The LNP’s New Bradfield pipe-dream is a nightmare for the environment
With the state election fast approaching, the Queensland Conservation Council has taken a closer look at the New Bradfield Scheme proposed by the Liberal-National Party, and labelled it a nightmare for Queensland’s environment.
“It's hard to overstate the scale of the environmental damage this project could cause to the region’s rivers, the Great Barrier Reef, the Wet Tropics and the Queensland Outback” says QCC’s Campaign Manager, Dave Copeman. “In recent announcements, the LNP’s language in campaign materials has changed from a $20m CSIRO feasibility study to promising to deliver the dam”.
The 120m dam wall will flood approx. 3000km2 of land, which includes essential habitat for multiple threatened species, productive agricultural land and Indigenous cultural values.
Diverting huge volumes of water from the Tully, Herbert and South Johnstone rivers will damage freshwater ecosystems in the Wet Tropics World Heritage Area.
The consequences of adding thousands of hectares of new irrigated cropping land in the Upper Burdekin will be felt all the way downstream to the Reef, since fertilisers and pesticides used on crops will be washed into waterways and end up on the Reef.
The regions in western Queensland that the water will be piped to will also suffer severe environmental impacts.

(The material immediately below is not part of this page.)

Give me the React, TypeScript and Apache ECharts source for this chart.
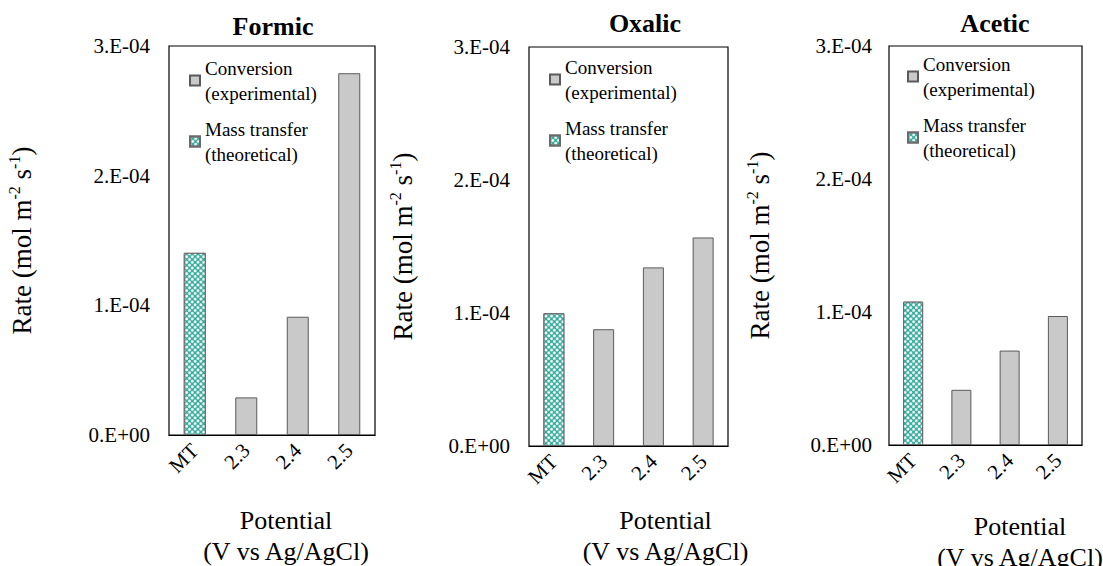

Ephemeral outback rivers will become permanent flowing, completely changing their ecology and threatening the unique wetlands, birds and animals that are specially adapted to the boom-bust cycle of the outback.
Establishing 80,000 square kilometres of new irrigated agricultural land in the west will involve large-scale vegetation clearing.
Irrigating the naturally dry landscape of western Queensland will cause water tables to rise, increasing the risk of salinity - which has been a massive problem in the Murray Darling Basin and other parts of Queensland.
On top of all this, the true financial cost of the scheme is likely to be far higher than the $15 billion estimated by the LNP. For example, based on tunnelling industry estimates of $90m/km, the cost of the 230km tunnel from the dam to Hughenden is in the order of $20 billion alone.